Re: Evolution, aggression, and men: Hormones matter?

Tim Benham (
Fri, 7 Jul 1995 10:50:02 GMT

Bryant ( wrote:

: Recently, in a thread on evolutionary psychology, some of us have argued
: a while about whether the universal sexual dimorphism in human aggression
: is the legacy of social learning (modern environments) or natural/sexual
: selection upon male brains (past environments). I found the following
: stuff very interesting, and would like to hear what y'all think!

: Regarding:
: Christiansen and Winkler. 1992. Hormonal, Anthropometrical, and
: Behavioral Correlates of Physical Aggression in !Kung San Men of Nambia.
: Aggressive Behavior 19:271-280.
: --Bizygomatic breadth and bimammilary distance both correlated
: significantly (p<.05) with aggressiveness.
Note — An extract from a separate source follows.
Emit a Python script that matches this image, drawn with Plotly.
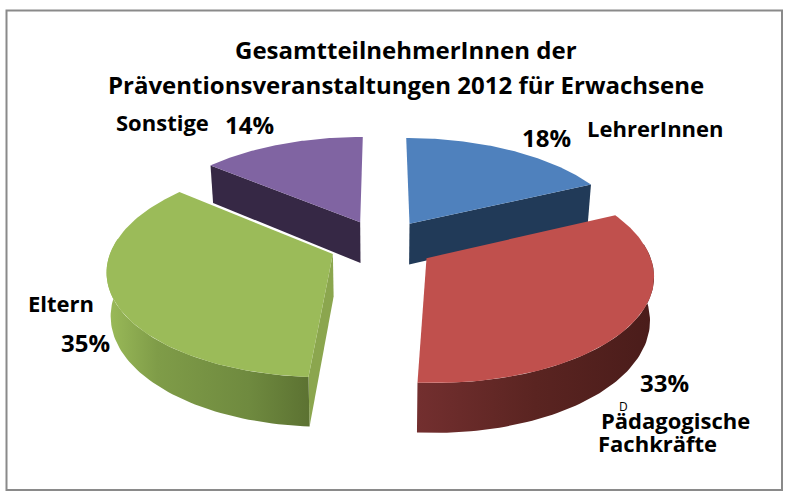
import numpy as np
import plotly.graph_objects as go

# Share of participants per group, clockwise from twelve o'clock
categories = ["LehrerInnen", "Pädagogische Fachkräfte", "Eltern", "Sonstige"]
shares = [18, 33, 35, 14]

top_colors = ["#4f81bd", "#c0504d", "#9bbb59", "#8064a2"]
cut_colors = ["#213a58", "#5a2421", "#8ba64e", "#362845"]
rim_scales = [
    [[0, "#2a4a70"], [1, "#1e3550"]],
    [[0, "#732f2f"], [0.5, "#5a2421"], [1, "#4a1c1a"]],
    [[0, "#9bbb59"], [0.25, "#7f9c48"], [0.7, "#6f8a3f"], [1, "#5c7232"]],
    [[0, "#3d2e50"], [1, "#30233f"]],
]

# Projection of the tilted pie onto the page
CX, CY = 382, 244
AX, AY = 220, 103
PERSP = 0.14
EXPLODE = 0.24
DEPTH = 42
SHRINK = 0.985


def project(wx, wy, floor=False):
    s = 1 / (1 + PERSP * wy)
    x = AX * wx * s
    y = -AY * wy * s
    if floor:
        return CX + x * SHRINK, CY + y + DEPTH * s
    return CX + x, CY + y


fig = go.Figure()


def add_poly(x, y, color=None, gradient=None):
    trace = dict(x=list(x) + [x[0]], y=list(y) + [y[0]], mode="lines", fill="toself",
                 line=dict(width=0), hoverinfo="skip", showlegend=False)
    if gradient:
        trace["fillgradient"] = dict(type="horizontal", colorscale=gradient)
    else:
        trace["fillcolor"] = color
    fig.add_trace(go.Scatter(**trace))


def slice_parts(start_share, share):
    t0 = 2 * np.pi * start_share / 100
    t1 = 2 * np.pi * (start_share + share) / 100
    mid = (t0 + t1) / 2
    ox, oy = EXPLODE * np.sin(mid), EXPLODE * np.cos(mid)
    t = np.linspace(t0, t1, 90)
    return t0, t1, ox, oy, t


def draw_cut(ox, oy, angle, color):
    ex, ey = ox + np.sin(angle), oy + np.cos(angle)
    p = [project(ox, oy), project(ex, ey), project(ex, ey, True), project(ox, oy, True)]
    add_poly([q[0] for q in p], [q[1] for q in p], color)


def draw_slice(i, start_share):
    t0, t1, ox, oy, t = slice_parts(start_share, shares[i])
    wx, wy = ox + np.sin(t), oy + np.cos(t)
    # Straight cut faces that look toward the viewer
    if np.cos(t0) * 0 + (np.sin(t1) > 0) and i == 0:
        draw_cut(ox, oy, t1, cut_colors[i])
    if i == 3:
        draw_cut(ox, oy, t0, cut_colors[i])
    if i == 2:
        draw_cut(ox, oy, t0, cut_colors[i])
    # Rounded outer rim, only the part facing front
    front = np.cos(t) < 0.15
    if front.any():
        tx, ty = project(wx[front], wy[front])
        bx, by = project(wx[front], wy[front], True)
        add_poly(np.r_[tx, bx[::-1]], np.r_[ty, by[::-1]], gradient=rim_scales[i])
    # Top face
    px, py = project(wx, wy)
    ax, ay = project(ox, oy)
    add_poly(np.r_[ax, px], np.r_[ay, py], top_colors[i])


starts = np.r_[0, np.cumsum(shares)[:-1]]
for i in [3, 0, 2, 1]:
    draw_slice(i, starts[i])

FONT = "Open Sans"
labels = [
    ("Gesamtteilnehmer" + "Innen der", 406, 49, 24),
    ("Präventionsveranstaltungen 2012 für Erwachsene", 406, 84, 24),
    ("Sonstige", 162, 122, 22),
    (f"{shares[3]}%", 249, 124, 24),
    (f"{shares[0]}%", 546, 137, 24),
    ("LehrerInnen", 655, 128, 22),
    ("Eltern", 61, 303, 22),
    (f"{shares[2]}%", 85, 342, 24),
    (f"{shares[1]}%", 664, 382, 24),
    ("Pädagogische", 675, 420, 22),
    ("Fachkräfte", 657, 443, 22),
]
annotations = [
    dict(x=x, y=y, text=f"<b>{txt}</b>", showarrow=False, xref="x", yref="y",
         xanchor="center", yanchor="middle", font=dict(family=FONT, size=sz, color="#000000"))
    for txt, x, y, sz in labels
]
annotations.append(dict(x=623, y=406, text="D", showarrow=False, xref="x", yref="y",
                        font=dict(family=FONT, size=12, color="#000000")))

fig.update_layout(
    width=790, height=497, margin=dict(l=0, r=0, t=0, b=0, pad=0),
    paper_bgcolor="#ffffff", plot_bgcolor="#ffffff", showlegend=False,
    xaxis=dict(range=[0, 790], visible=False, fixedrange=True),
    yaxis=dict(range=[497, 0], visible=False, fixedrange=True),
    annotations=annotations,
    shapes=[dict(type="rect", xref="x", yref="y", x0=6.5, y0=10.5, x1=782, y1=490,
                 line=dict(color="#8a8a8a", width=2), fillcolor="rgba(0,0,0,0)", layer="below")],
)
fig.write_html("out.html", config={"displayModeBar": False})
Big guys acted on violent
: instincts more often (surprise, surprise...)

Hmm, I've started working out. Let's see...

: Since male body size and androgen levels correlate positively, it seems
: likely that sex hormones have both direct and indirect (body size)
: effects on male aggression.

: --The best (or most interesting) for last: Acculturation and violent or
: nonviolent behavior revealed no relationship at all between social
: influence and aggressive behavior! That surprised the heck out of me,
: but seems very, very relevant in our discussion about whether human
: aggression is better explained as *inherently* sexually dimorphic (as
: male hormone associations with violence suggest) or "socially learned," a
: theory contradicted by this study.

It doesn't seem very surprising to me. The only two cultures involved
were Namibian and !Kung and so far we've no reason to expect differential
acculturation wrt violence. If the cultures were Quaker and US inner city
I would be more surprised.

: Thoughts?

: Bryant

People who like this sort of thing
will find this the sort of thing they like.